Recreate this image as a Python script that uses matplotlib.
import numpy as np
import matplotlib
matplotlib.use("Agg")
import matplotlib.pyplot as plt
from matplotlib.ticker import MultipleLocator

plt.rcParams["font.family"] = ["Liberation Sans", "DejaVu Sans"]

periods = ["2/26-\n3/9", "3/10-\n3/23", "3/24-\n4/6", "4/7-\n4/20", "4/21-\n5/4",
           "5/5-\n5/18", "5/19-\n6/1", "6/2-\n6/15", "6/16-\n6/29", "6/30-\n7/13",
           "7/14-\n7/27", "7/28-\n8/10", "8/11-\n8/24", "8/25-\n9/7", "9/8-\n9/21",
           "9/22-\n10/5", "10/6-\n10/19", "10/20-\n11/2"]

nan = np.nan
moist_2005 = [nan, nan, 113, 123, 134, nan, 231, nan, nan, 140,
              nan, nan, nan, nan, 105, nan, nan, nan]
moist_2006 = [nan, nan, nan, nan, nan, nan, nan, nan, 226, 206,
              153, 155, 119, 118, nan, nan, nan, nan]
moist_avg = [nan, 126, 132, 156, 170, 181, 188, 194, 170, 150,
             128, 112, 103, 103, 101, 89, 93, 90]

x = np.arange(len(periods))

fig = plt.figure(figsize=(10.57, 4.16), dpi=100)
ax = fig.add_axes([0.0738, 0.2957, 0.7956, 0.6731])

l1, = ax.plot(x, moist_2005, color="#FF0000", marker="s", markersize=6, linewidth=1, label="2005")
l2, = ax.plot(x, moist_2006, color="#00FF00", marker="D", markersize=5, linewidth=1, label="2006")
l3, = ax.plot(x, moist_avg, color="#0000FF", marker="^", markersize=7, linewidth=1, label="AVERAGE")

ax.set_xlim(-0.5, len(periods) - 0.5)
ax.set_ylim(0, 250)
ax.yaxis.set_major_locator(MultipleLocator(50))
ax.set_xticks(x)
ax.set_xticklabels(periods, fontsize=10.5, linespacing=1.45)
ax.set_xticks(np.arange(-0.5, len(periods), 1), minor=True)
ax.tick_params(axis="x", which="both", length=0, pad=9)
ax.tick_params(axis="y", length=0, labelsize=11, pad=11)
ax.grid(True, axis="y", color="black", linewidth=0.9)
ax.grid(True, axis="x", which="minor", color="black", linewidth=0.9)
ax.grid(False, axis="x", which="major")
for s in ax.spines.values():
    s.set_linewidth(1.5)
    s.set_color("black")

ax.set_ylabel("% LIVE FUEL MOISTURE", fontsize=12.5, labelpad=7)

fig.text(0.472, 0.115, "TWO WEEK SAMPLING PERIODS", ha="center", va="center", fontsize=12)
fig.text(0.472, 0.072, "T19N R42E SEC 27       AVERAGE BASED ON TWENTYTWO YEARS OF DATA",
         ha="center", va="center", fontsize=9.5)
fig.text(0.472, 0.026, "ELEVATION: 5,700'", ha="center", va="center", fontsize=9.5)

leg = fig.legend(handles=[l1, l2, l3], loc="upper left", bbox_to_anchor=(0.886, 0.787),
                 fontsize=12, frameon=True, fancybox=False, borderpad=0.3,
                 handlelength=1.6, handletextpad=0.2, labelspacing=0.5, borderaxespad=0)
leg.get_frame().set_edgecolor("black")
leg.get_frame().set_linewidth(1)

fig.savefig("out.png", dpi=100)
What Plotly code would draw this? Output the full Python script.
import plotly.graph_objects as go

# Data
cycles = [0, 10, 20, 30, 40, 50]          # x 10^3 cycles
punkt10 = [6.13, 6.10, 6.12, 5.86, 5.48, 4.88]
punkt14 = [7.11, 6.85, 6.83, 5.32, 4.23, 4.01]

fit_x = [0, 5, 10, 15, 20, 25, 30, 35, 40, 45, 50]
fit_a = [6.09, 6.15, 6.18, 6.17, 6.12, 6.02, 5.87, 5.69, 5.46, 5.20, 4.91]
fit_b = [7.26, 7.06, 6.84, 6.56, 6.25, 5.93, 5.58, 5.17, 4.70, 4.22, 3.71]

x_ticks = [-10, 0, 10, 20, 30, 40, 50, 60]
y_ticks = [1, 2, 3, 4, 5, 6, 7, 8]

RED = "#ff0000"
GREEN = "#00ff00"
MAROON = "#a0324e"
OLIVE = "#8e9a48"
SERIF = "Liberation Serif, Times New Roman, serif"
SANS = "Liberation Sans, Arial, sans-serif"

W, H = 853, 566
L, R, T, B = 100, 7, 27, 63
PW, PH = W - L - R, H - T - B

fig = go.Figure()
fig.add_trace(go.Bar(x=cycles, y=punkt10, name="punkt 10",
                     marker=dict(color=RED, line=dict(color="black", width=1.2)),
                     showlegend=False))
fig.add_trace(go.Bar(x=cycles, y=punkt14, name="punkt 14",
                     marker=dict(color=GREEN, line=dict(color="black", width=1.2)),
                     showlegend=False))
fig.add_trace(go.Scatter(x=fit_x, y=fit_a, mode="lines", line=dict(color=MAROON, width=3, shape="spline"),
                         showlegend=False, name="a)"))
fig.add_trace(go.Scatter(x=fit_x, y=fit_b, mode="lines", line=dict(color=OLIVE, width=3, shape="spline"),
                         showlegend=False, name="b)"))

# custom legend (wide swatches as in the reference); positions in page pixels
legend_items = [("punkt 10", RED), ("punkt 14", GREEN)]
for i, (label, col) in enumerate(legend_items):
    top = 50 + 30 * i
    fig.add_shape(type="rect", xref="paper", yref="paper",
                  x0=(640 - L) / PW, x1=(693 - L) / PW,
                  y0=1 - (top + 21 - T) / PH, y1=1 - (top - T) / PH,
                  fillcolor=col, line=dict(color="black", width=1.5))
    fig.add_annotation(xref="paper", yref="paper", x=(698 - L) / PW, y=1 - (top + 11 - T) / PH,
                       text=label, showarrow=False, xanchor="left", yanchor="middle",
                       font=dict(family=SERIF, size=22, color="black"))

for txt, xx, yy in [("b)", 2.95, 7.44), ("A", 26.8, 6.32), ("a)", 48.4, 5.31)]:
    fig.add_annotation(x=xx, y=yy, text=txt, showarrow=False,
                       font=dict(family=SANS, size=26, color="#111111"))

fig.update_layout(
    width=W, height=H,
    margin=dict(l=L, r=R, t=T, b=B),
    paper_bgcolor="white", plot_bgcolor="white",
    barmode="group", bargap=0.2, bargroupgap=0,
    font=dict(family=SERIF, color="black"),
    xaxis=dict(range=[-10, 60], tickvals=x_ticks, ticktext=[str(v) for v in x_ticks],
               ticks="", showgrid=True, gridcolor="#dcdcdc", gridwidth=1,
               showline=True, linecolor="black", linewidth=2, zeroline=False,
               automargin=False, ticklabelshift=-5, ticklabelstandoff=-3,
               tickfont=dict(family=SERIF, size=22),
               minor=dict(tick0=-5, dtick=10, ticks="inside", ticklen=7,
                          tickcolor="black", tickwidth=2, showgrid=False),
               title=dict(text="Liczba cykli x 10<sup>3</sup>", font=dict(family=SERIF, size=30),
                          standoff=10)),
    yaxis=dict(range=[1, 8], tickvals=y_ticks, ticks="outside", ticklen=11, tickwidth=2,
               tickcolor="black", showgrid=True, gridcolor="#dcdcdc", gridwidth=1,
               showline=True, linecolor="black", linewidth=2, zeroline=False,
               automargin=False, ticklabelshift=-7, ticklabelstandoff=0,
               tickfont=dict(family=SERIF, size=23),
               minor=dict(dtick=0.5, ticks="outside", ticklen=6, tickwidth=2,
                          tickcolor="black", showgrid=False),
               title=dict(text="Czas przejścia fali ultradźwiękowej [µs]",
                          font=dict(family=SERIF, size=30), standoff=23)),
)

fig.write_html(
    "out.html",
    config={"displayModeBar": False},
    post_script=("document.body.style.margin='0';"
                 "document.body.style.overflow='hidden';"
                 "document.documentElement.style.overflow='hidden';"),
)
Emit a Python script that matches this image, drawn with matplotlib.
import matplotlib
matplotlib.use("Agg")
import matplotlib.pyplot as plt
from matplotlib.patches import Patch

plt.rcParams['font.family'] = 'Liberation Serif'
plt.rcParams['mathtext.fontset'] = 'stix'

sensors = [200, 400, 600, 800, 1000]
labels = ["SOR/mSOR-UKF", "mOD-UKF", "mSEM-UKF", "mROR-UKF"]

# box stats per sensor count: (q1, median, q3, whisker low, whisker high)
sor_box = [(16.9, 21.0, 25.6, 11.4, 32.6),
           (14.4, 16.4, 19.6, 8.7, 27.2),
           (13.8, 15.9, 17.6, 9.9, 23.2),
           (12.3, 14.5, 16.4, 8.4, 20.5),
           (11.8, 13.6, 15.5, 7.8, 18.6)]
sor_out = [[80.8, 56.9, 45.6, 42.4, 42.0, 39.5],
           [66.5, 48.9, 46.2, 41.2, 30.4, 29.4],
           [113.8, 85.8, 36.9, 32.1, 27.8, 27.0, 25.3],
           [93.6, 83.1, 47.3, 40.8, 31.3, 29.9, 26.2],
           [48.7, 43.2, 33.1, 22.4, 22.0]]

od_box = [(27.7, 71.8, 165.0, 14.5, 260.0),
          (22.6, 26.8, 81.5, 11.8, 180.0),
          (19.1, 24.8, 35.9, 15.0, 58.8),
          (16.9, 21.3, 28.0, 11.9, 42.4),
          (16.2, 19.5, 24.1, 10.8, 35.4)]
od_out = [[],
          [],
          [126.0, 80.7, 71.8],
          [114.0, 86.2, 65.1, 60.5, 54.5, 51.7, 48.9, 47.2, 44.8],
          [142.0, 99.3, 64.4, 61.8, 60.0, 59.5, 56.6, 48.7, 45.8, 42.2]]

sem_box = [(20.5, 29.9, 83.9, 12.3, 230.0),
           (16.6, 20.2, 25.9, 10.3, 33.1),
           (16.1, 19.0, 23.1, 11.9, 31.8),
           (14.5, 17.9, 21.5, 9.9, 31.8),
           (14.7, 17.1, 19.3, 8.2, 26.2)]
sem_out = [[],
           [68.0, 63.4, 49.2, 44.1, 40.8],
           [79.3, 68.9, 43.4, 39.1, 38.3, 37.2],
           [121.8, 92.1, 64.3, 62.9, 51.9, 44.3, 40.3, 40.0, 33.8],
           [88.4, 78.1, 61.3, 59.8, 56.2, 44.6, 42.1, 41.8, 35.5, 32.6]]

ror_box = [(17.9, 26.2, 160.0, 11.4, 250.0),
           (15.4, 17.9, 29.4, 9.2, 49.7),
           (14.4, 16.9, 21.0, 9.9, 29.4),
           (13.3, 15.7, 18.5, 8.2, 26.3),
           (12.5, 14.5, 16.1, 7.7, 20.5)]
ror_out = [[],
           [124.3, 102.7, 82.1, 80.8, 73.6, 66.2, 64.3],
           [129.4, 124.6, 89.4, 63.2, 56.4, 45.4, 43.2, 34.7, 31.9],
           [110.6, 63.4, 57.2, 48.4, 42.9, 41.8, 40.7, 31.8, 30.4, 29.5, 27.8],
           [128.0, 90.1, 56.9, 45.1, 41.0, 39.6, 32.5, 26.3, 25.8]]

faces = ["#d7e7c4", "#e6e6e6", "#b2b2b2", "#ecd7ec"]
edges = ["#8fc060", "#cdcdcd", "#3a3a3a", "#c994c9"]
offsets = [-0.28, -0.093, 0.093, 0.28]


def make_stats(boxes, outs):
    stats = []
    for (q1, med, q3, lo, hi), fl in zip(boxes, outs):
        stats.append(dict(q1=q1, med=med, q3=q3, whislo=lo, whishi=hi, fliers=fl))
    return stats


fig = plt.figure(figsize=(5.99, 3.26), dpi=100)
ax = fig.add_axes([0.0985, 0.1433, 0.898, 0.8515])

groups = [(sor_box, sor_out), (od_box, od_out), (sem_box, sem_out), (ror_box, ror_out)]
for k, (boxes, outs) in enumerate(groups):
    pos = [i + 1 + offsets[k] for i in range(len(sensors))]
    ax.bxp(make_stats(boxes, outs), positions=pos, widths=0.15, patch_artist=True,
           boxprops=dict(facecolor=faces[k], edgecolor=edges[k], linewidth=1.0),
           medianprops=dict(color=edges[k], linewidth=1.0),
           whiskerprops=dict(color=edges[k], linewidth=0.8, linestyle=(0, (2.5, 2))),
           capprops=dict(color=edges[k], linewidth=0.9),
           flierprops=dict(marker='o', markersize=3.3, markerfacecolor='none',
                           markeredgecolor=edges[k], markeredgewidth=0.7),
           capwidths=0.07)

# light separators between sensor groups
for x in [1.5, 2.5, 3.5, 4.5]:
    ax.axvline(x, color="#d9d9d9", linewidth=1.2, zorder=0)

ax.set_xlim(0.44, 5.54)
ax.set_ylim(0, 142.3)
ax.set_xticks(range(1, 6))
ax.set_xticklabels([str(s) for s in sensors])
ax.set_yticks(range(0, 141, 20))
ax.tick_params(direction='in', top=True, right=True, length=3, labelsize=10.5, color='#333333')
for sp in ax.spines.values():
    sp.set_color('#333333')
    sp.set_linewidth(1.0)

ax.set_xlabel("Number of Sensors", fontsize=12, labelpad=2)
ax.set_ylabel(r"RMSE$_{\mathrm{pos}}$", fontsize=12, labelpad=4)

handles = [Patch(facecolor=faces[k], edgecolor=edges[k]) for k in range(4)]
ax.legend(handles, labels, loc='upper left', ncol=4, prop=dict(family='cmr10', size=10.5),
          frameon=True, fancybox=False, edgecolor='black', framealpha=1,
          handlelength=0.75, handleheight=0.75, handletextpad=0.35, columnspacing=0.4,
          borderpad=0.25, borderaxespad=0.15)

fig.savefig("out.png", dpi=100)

────────────────

Exercise directions –
Quote the data above from the line containing "Emit a Python" to the line containing "[48.7, 43.2, 33.1, 22.4, 22.0]]", inclusive, and stop.

Exercise response –
Emit a Python script that matches this image, drawn with matplotlib.
import matplotlib
matplotlib.use("Agg")
import matplotlib.pyplot as plt
from matplotlib.patches import Patch

plt.rcParams['font.family'] = 'Liberation Serif'
plt.rcParams['mathtext.fontset'] = 'stix'

sensors = [200, 400, 600, 800, 1000]
labels = ["SOR/mSOR-UKF", "mOD-UKF", "mSEM-UKF", "mROR-UKF"]

# box stats per sensor count: (q1, median, q3, whisker low, whisker high)
sor_box = [(16.9, 21.0, 25.6, 11.4, 32.6),
           (14.4, 16.4, 19.6, 8.7, 27.2),
           (13.8, 15.9, 17.6, 9.9, 23.2),
           (12.3, 14.5, 16.4, 8.4, 20.5),
           (11.8, 13.6, 15.5, 7.8, 18.6)]
sor_out = [[80.8, 56.9, 45.6, 42.4, 42.0, 39.5],
           [66.5, 48.9, 46.2, 41.2, 30.4, 29.4],
           [113.8, 85.8, 36.9, 32.1, 27.8, 27.0, 25.3],
           [93.6, 83.1, 47.3, 40.8, 31.3, 29.9, 26.2],
           [48.7, 43.2, 33.1, 22.4, 22.0]]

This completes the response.